Set exercise » Your task is to give the listing below back word for word, pictures excluded.

Raw data »
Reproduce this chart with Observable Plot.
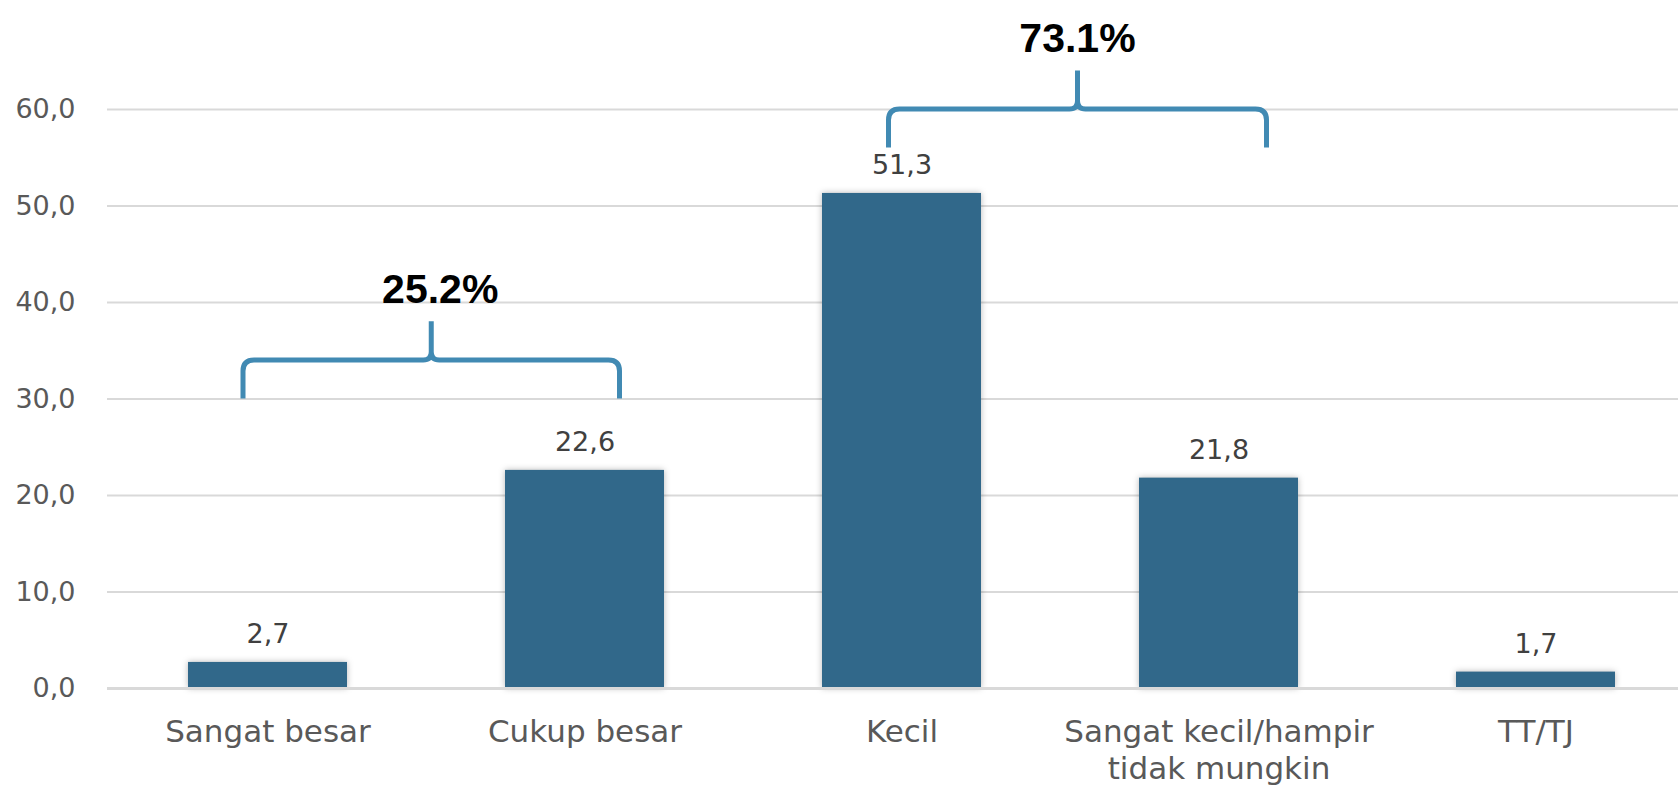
<!DOCTYPE html>
<html><head><meta charset="utf-8">
<script src="https://cdn.jsdelivr.net/npm/d3@7"></script>
<script src="https://cdn.jsdelivr.net/npm/@observablehq/plot@0.6"></script>
<style>
body{margin:0;background:#fff;}
#chart svg{display:block;}
</style>
</head><body><div id="chart"></div>
<script>
// ---- data ----
const categories = ["Sangat besar", "Cukup besar", "Kecil", "Sangat kecil/hampir\ntidak mungkin", "TT/TJ"];
const values = [2.7, 22.6, 51.3, 21.8, 1.7];
const yTicks = [0, 10, 20, 30, 40, 50, 60];
const groupLabels = ["25.2%", "73.1%"];
const groupFirst = ["Sangat besar", "Kecil"];
const groupLast = ["Cukup besar", "Sangat kecil/hampir\ntidak mungkin"];

const rows = categories.map((c, i) => ({cat: c, val: values[i]}));
const groups = groupLabels.map((l, i) => ({label: l, first: groupFirst[i], last: groupLast[i]}));

// layout of the braces (value level of brace foot, pixel offsets of ends and label)
const braceLayout = [
  {base: 30, dl: -24.5, dr: 35, lx: 9},
  {base: 56, dl: -13, dr: 48, lx: 0}
];

const fmt = d => d.toFixed(1).replace(".", ",");
const FONT = "DejaVu Sans";
const BLUE = "#31688A";
const BRACE = "#418AB3";

function braces(index, scales) {
  const {x, y} = scales;
  const bw = x.bandwidth();
  const g = d3.create("svg:g");
  groups.forEach((gr, k) => {
    const lay = braceLayout[k];
    const L = x(gr.first) + bw / 2 + lay.dl;
    const R = x(gr.last) + bw / 2 + lay.dr;
    const yb = y(lay.base), yh = y(lay.base + 4), yt = y(lay.base + 8);
    const c = (L + R) / 2, r = 11, r2 = 8;
    const p = `M${L},${yb} V${yh + r} Q${L},${yh} ${L + r},${yh} H${c - r2} Q${c},${yh} ${c},${yh - r2} V${yt} ` +
              `M${c},${yh - r2} Q${c},${yh} ${c + r2},${yh} H${R - r} Q${R},${yh} ${R},${yh + r} V${yb}`;
    g.append("path").attr("d", p).attr("fill", "none").attr("stroke", BRACE).attr("stroke-width", 5);
    g.append("text").attr("x", c + lay.lx).attr("y", yt - 18).attr("text-anchor", "middle")
      .attr("font-family", "Liberation Sans").attr("font-weight", "bold").attr("font-size", 41)
      .attr("fill", "#000").text(gr.label);
  });
  return g.node();
}

const chart = Plot.plot({
  width: 1678,
  height: 785,
  marginTop: 109,
  marginBottom: 97,
  marginLeft: 107,
  marginRight: 0,
  style: {fontFamily: FONT, fontSize: "27px", color: "#595959", background: "#fff"},
  x: {domain: categories, range: [106.5, 1695], paddingInner: 0.5, paddingOuter: 0.25, label: null},
  y: {domain: [0, 60], label: null},
  marks: [
    Plot.ruleY(yTicks, {stroke: "#d9d9d9", strokeWidth: 2}),
    Plot.axisY({ticks: yTicks, tickSize: 0, tickPadding: 32, tickFormat: fmt, label: null, fill: "#595959", fontSize: 27}),
    Plot.axisX({tickSize: 0, tickPadding: 28, label: null, fill: "#595959", fontSize: 31, lineHeight: 1.18}),
    Plot.barY(rows, {x: "cat", y: "val", fill: BLUE}),
    Plot.ruleY([0], {stroke: "#d9d9d9", strokeWidth: 3}),
    Plot.text(rows, {x: "cat", y: "val", text: d => fmt(d.val), dy: -28, fill: "#404040", fontSize: 27}),
    braces
  ]
});

d3.select(chart).selectAll('g[aria-label="bar"]').style("filter", "drop-shadow(0px 0px 3px rgba(0,0,0,0.28))");
document.getElementById("chart").append(chart);
</script>
</body></html>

Complete answer »
Reproduce this chart with Observable Plot.
<!DOCTYPE html>
<html><head><meta charset="utf-8">
<script src="https://cdn.jsdelivr.net/npm/d3@7"></script>
<script src="https://cdn.jsdelivr.net/npm/@observablehq/plot@0.6"></script>
<style>
body{margin:0;background:#fff;}
#chart svg{display:block;}
</style>
</head><body><div id="chart"></div>
<script>
// ---- data ----
const categories = ["Sangat besar", "Cukup besar", "Kecil", "Sangat kecil/hampir\ntidak mungkin", "TT/TJ"];
const values = [2.7, 22.6, 51.3, 21.8, 1.7];
const yTicks = [0, 10, 20, 30, 40, 50, 60];
const groupLabels = ["25.2%", "73.1%"];
const groupFirst = ["Sangat besar", "Kecil"];
const groupLast = ["Cukup besar", "Sangat kecil/hampir\ntidak mungkin"];

const rows = categories.map((c, i) => ({cat: c, val: values[i]}));
const groups = groupLabels.map((l, i) => ({label: l, first: groupFirst[i], last: groupLast[i]}));

// layout of the braces (value level of brace foot, pixel offsets of ends and label)
const braceLayout = [
  {base: 30, dl: -24.5, dr: 35, lx: 9},
  {base: 56, dl: -13, dr: 48, lx: 0}
];

const fmt = d => d.toFixed(1).replace(".", ",");
const FONT = "DejaVu Sans";
const BLUE = "#31688A";
const BRACE = "#418AB3";

function braces(index, scales) {
  const {x, y} = scales;
  const bw = x.bandwidth();
  const g = d3.create("svg:g");
  groups.forEach((gr, k) => {
    const lay = braceLayout[k];
    const L = x(gr.first) + bw / 2 + lay.dl;
    const R = x(gr.last) + bw / 2 + lay.dr;
    const yb = y(lay.base), yh = y(lay.base + 4), yt = y(lay.base + 8);
    const c = (L + R) / 2, r = 11, r2 = 8;
    const p = `M${L},${yb} V${yh + r} Q${L},${yh} ${L + r},${yh} H${c - r2} Q${c},${yh} ${c},${yh - r2} V${yt} ` +
              `M${c},${yh - r2} Q${c},${yh} ${c + r2},${yh} H${R - r} Q${R},${yh} ${R},${yh + r} V${yb}`;
    g.append("path").attr("d", p).attr("fill", "none").attr("stroke", BRACE).attr("stroke-width", 5);
    g.append("text").attr("x", c + lay.lx).attr("y", yt - 18).attr("text-anchor", "middle")
      .attr("font-family", "Liberation Sans").attr("font-weight", "bold").attr("font-size", 41)
      .attr("fill", "#000").text(gr.label);
  });
  return g.node();
}

const chart = Plot.plot({
  width: 1678,
  height: 785,
  marginTop: 109,
  marginBottom: 97,
  marginLeft: 107,
  marginRight: 0,
  style: {fontFamily: FONT, fontSize: "27px", color: "#595959", background: "#fff"},
  x: {domain: categories, range: [106.5, 1695], paddingInner: 0.5, paddingOuter: 0.25, label: null},
  y: {domain: [0, 60], label: null},
  marks: [
    Plot.ruleY(yTicks, {stroke: "#d9d9d9", strokeWidth: 2}),
    Plot.axisY({ticks: yTicks, tickSize: 0, tickPadding: 32, tickFormat: fmt, label: null, fill: "#595959", fontSize: 27}),
    Plot.axisX({tickSize: 0, tickPadding: 28, label: null, fill: "#595959", fontSize: 31, lineHeight: 1.18}),
    Plot.barY(rows, {x: "cat", y: "val", fill: BLUE}),
    Plot.ruleY([0], {stroke: "#d9d9d9", strokeWidth: 3}),
    Plot.text(rows, {x: "cat", y: "val", text: d => fmt(d.val), dy: -28, fill: "#404040", fontSize: 27}),
    braces
  ]
});

d3.select(chart).selectAll('g[aria-label="bar"]').style("filter", "drop-shadow(0px 0px 3px rgba(0,0,0,0.28))");
document.getElementById("chart").append(chart);
</script>
</body></html>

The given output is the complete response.